[start Task input]

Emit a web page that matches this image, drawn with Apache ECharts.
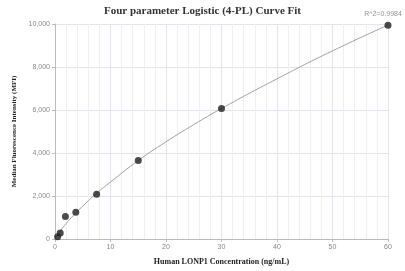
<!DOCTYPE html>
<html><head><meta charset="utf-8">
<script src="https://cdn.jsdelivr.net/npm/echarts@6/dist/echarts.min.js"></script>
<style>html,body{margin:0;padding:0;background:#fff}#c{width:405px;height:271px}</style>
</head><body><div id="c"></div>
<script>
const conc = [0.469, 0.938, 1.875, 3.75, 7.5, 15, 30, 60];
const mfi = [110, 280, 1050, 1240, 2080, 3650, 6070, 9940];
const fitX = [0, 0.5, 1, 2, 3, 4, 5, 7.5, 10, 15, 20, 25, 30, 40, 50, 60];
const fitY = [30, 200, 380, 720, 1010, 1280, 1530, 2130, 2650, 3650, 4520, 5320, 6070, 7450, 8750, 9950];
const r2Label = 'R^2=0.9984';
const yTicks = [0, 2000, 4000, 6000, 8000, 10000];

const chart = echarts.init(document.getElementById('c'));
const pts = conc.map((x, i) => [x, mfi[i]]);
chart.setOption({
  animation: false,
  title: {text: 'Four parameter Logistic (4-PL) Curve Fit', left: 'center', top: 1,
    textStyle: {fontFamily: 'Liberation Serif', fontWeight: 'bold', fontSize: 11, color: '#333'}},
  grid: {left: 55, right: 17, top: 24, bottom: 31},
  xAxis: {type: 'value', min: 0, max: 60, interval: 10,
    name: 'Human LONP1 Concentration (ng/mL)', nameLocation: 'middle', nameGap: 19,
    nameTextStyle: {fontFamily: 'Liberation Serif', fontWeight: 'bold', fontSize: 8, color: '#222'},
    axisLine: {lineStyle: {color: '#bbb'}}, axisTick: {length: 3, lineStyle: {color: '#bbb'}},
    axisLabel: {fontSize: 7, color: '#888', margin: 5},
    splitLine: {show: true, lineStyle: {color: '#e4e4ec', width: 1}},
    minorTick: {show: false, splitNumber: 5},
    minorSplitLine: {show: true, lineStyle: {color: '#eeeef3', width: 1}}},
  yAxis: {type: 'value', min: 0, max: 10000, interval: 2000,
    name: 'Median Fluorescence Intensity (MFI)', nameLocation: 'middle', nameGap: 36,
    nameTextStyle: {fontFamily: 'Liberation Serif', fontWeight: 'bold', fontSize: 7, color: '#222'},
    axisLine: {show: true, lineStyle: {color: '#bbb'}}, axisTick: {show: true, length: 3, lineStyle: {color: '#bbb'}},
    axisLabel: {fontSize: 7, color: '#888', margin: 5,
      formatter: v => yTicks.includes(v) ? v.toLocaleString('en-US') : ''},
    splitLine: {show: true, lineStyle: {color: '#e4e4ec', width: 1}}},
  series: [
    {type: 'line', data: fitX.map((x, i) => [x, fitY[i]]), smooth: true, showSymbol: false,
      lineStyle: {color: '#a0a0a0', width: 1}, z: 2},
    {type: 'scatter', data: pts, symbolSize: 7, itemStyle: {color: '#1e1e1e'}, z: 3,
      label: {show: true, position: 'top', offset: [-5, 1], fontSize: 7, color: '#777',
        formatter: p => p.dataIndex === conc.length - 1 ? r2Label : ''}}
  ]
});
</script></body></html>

[end Task input]
[start Task input]

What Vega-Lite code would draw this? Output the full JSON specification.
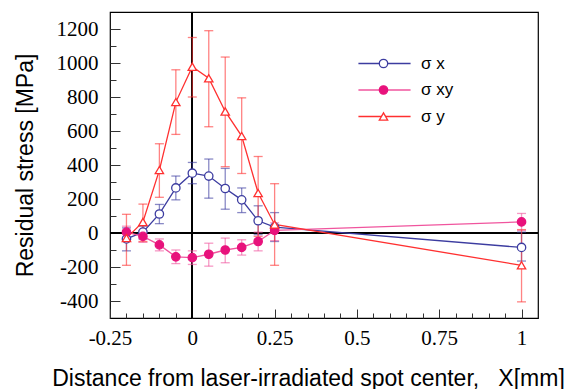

[end Task input]
[start Task input]

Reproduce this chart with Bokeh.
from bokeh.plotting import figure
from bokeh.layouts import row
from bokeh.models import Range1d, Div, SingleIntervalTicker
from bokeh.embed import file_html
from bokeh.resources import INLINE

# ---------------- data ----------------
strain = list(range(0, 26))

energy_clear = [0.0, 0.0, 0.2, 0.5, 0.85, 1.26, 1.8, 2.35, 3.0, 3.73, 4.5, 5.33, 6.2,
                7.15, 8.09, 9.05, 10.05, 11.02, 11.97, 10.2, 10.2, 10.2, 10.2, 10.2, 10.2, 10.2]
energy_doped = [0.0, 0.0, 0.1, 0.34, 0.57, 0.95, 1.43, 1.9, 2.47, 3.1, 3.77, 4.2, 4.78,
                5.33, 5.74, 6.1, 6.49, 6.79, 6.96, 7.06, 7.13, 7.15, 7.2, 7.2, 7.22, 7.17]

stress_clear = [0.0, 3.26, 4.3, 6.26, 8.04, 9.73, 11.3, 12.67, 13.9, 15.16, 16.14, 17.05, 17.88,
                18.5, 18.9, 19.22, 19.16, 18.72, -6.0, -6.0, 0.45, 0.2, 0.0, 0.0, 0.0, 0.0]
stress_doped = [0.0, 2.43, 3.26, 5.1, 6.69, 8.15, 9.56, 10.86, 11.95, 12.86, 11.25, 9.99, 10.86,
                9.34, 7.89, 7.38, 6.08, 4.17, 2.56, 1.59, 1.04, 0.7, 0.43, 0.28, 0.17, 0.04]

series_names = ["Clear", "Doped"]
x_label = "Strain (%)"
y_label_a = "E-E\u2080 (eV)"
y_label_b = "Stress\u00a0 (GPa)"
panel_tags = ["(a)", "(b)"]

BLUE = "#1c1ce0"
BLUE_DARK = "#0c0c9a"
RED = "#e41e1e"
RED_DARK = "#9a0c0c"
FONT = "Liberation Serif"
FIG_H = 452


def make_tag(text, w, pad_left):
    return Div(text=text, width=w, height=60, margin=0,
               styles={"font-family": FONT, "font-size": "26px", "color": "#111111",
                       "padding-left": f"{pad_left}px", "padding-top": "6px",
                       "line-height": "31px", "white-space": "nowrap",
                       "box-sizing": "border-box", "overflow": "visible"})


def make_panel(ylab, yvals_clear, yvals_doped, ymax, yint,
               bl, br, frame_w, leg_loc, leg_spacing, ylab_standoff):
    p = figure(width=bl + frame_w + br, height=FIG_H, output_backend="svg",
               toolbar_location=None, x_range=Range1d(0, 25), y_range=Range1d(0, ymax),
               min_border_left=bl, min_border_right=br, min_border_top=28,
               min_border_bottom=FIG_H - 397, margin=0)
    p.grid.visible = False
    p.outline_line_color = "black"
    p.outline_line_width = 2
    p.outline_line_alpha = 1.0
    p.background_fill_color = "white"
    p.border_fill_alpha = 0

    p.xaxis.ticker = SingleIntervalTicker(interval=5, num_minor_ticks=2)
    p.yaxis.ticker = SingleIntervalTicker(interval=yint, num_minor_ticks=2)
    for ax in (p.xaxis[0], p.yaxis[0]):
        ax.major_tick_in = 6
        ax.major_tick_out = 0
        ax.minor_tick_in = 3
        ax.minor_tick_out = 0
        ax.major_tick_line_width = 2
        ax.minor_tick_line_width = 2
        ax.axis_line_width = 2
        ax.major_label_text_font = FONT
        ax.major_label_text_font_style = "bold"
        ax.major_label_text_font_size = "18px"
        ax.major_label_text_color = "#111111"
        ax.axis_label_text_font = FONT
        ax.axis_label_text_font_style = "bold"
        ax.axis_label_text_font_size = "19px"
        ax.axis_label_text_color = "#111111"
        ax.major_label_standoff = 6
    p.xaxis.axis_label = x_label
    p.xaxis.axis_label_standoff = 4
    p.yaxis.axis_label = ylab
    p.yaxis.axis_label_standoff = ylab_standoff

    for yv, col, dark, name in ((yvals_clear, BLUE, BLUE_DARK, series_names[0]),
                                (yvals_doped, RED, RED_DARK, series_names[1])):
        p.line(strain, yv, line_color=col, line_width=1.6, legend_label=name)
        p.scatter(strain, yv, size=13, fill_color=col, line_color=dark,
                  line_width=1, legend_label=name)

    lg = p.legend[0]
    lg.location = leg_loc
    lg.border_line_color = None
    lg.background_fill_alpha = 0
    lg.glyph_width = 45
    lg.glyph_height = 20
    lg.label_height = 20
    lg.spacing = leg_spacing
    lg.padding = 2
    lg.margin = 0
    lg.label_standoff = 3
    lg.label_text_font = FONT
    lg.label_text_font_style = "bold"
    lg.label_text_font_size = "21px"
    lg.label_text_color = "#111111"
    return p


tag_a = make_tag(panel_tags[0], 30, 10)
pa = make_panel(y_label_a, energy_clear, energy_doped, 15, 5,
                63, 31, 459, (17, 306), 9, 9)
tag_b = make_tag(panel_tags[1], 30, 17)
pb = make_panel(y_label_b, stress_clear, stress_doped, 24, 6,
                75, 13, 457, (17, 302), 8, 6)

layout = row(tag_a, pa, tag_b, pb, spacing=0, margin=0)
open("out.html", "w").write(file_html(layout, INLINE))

[end Task input]

(Stated task) From the line with "Emit a web page" to the line with "const yTicks = [0, 2000, 4000, 6000, 8000, 10000];", set down those lines word for word and only those, counting both ends. Pictures stay out of the copy.

(Result for this exercise)
Emit a web page that matches this image, drawn with Apache ECharts.
<!DOCTYPE html>
<html><head><meta charset="utf-8">
<script src="https://cdn.jsdelivr.net/npm/echarts@6/dist/echarts.min.js"></script>
<style>html,body{margin:0;padding:0;background:#fff}#c{width:405px;height:271px}</style>
</head><body><div id="c"></div>
<script>
const conc = [0.469, 0.938, 1.875, 3.75, 7.5, 15, 30, 60];
const mfi = [110, 280, 1050, 1240, 2080, 3650, 6070, 9940];
const fitX = [0, 0.5, 1, 2, 3, 4, 5, 7.5, 10, 15, 20, 25, 30, 40, 50, 60];
const fitY = [30, 200, 380, 720, 1010, 1280, 1530, 2130, 2650, 3650, 4520, 5320, 6070, 7450, 8750, 9950];
const r2Label = 'R^2=0.9984';
const yTicks = [0, 2000, 4000, 6000, 8000, 10000];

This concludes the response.